De la mythologie à Grindr
Car fort de ses multiples influences, Quentin Fromont fait de Croupir dans la chaleur des autres un conte aux chimères fascinantes et à l’univers indéfinissable. Auréolés de nuances chaudes, ses modèles se déforment, camouflent leur nudité dans la matière, jouent d’un érotisme plus évocateur qu’explicite. Altérés par des bulles colorées qui contrastent avec un fond abstrait refusant d’encrer toute trace de contexte, les corps des hommes figés sur le papier deviennent des figures monstrueuses. Des formes spectrales prisonnières d’une narration secouée par la houle et l’écume. Là encore, l’artiste cite un mythe – celui d’Apollon – comme source d’inspiration. Et plus particulièrement « le livre Amants d’Apollon de Dominique Fernandez, précise-t-il. C’est une relecture de l’homosexualité dans la culture et l’histoire de l’art, notamment par le prisme des peintres de la Renaissance, qui revisitent un peu ce mythe. On y retrouve par exemple les relations d’Apollon avec Hyacinthe, qui se transforme en fleur, et Cyparisse, qui devient cyprès. Ce sont toujours des amours impossibles où la personne meurt ou se transforme en plante, devenant le témoin d’une souffrance éternelle. »
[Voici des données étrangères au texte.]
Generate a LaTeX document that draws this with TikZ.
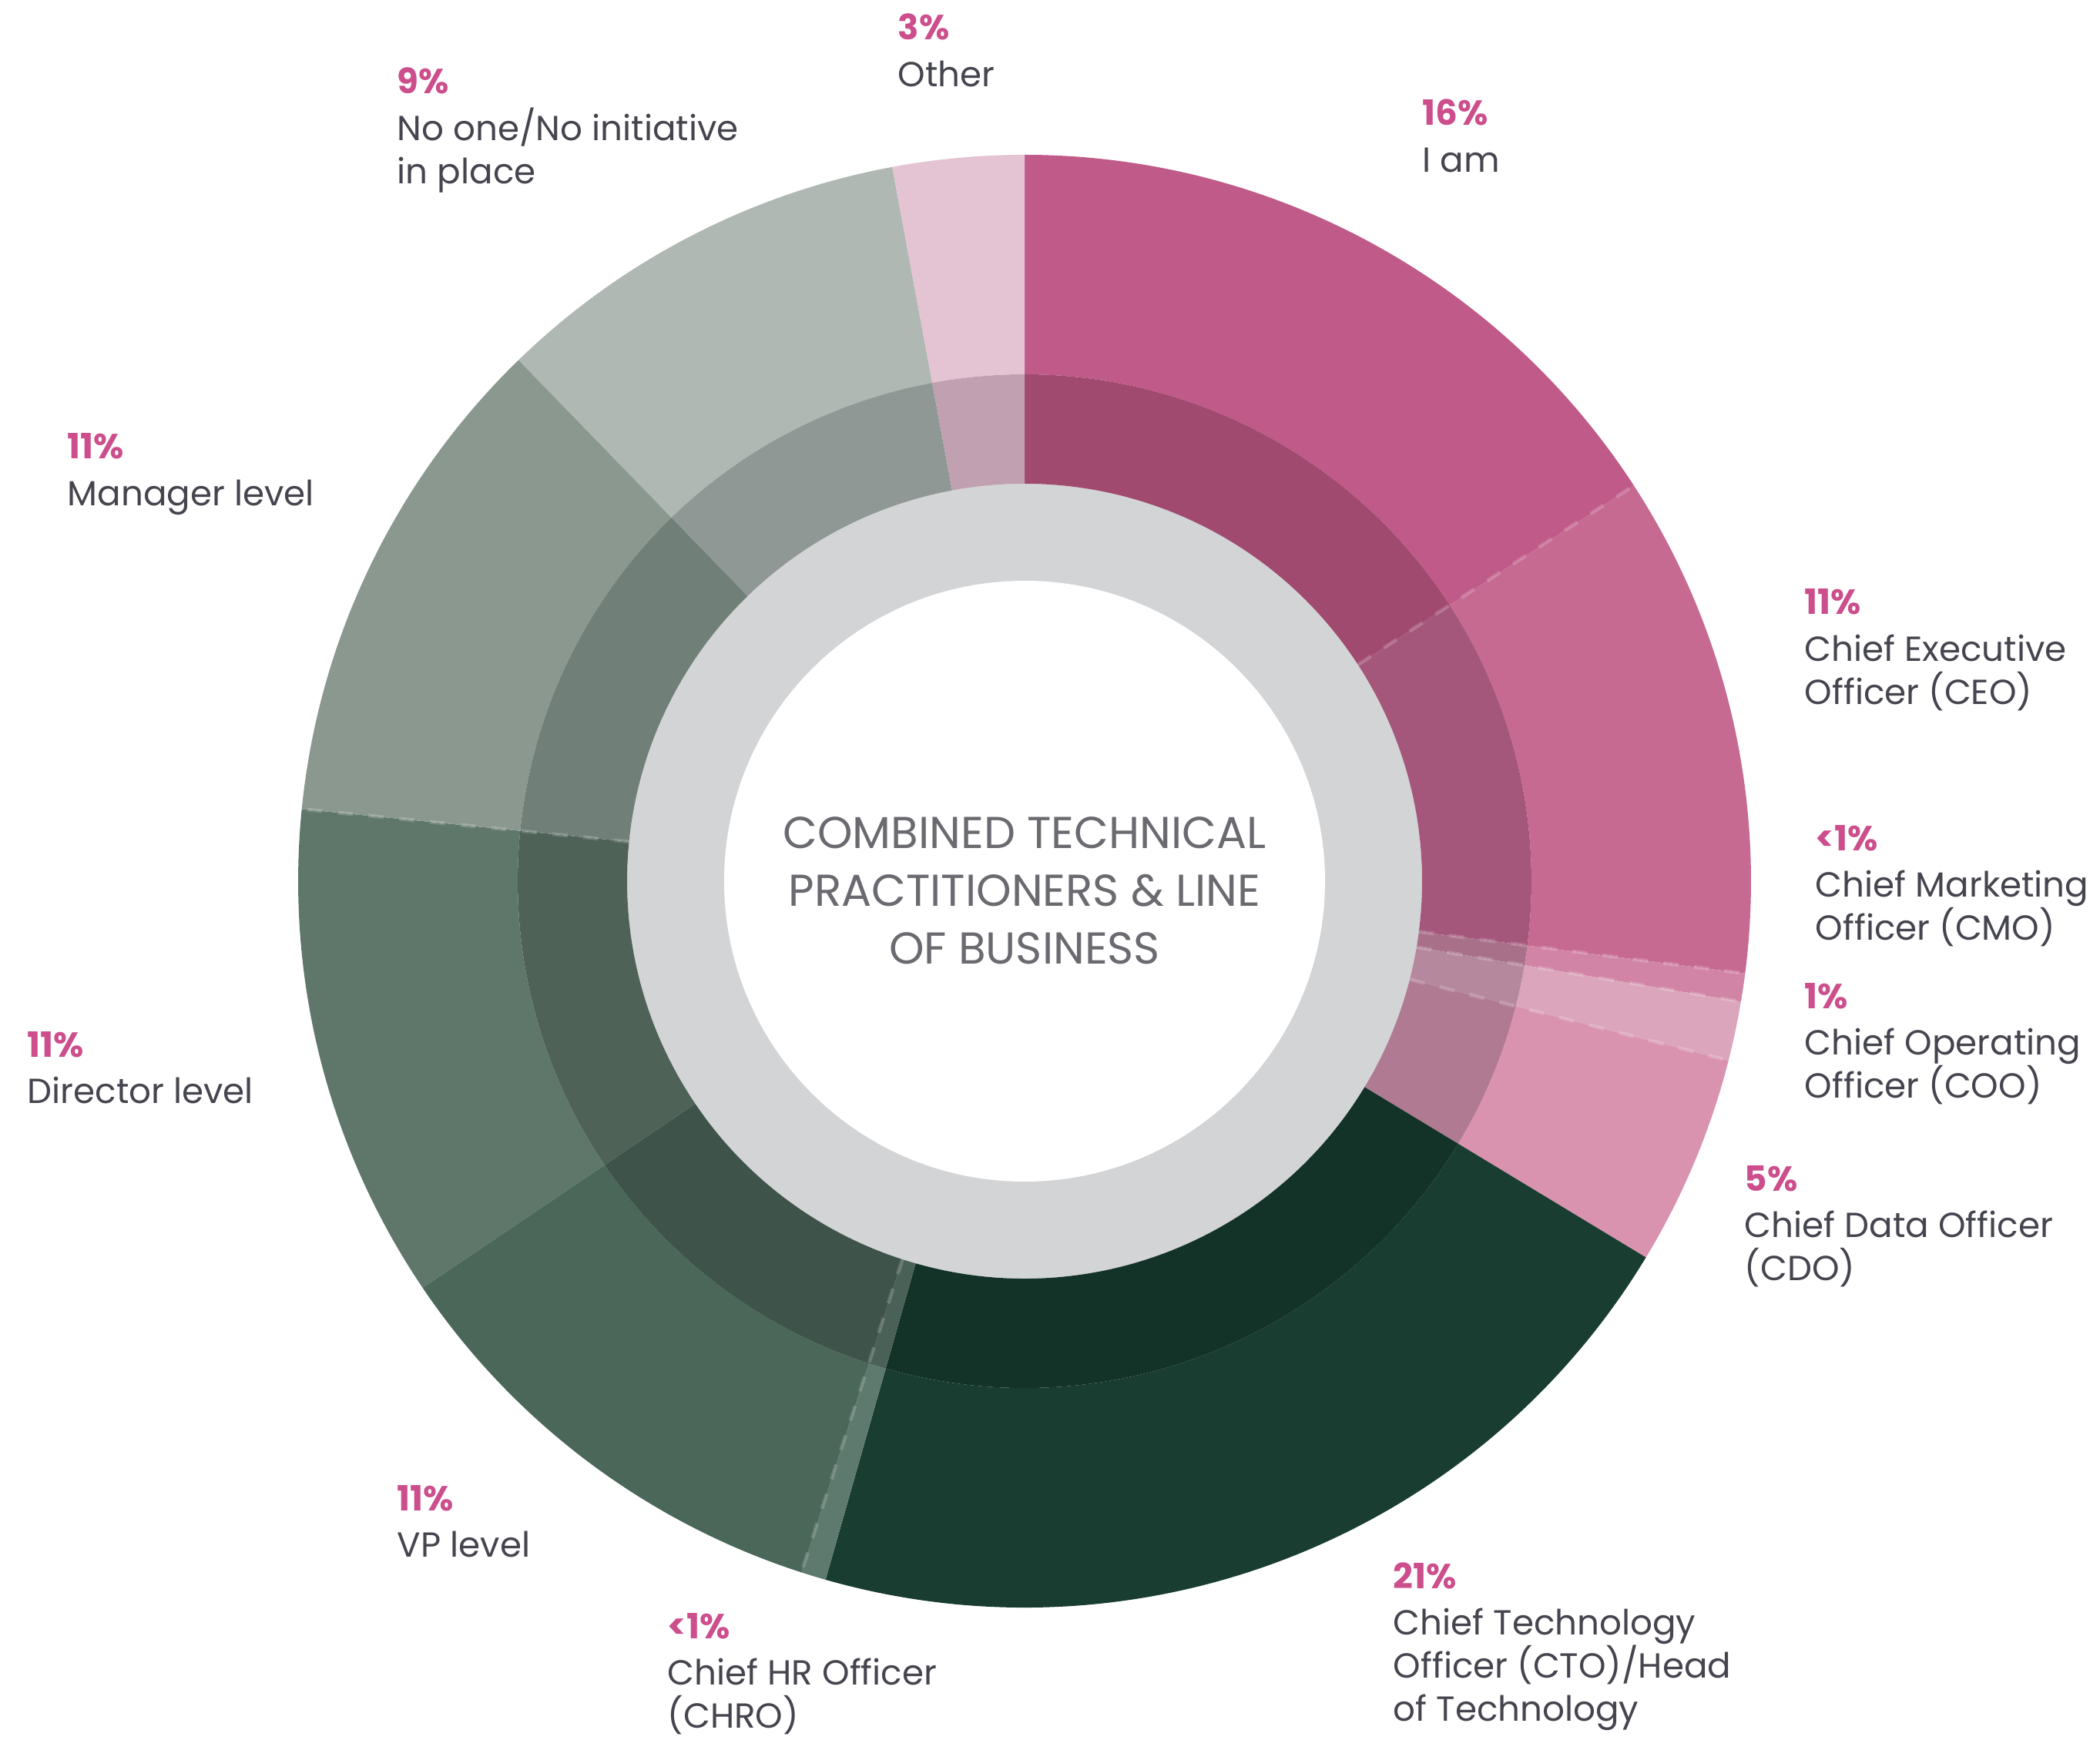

Pas simplement poétiques, ses modèles métamorphosés s’imposent comme des allégories d’une violence latente, celle qui existe au sein même de la communauté LGBTQ+. Dans les images de l’artiste, les sujets sont terriblement virils, souvent capturés de dos ou demeurant anonymes. Cette masculinité hégémonique témoigne d’une fascination pour les rapports de force. « On peut aussi y retrouver la symbolique du chasseur, étroitement liée à l’application de rencontre Grindr et à l’agressivité qui s’en dégage. On constate que notre communauté est très intéressée par ces représentations d’hommes blancs ultra-musclés – j’ai donc voulu pousser cette image-là », confie-t-il. Alors, de Paris à Athènes – où il se rend pour poursuivre ses recherches iconographiques et mythologiques –, des captures d’écran de vidéos intimes aux paysages grecs, Quentin Fromont développe son projet.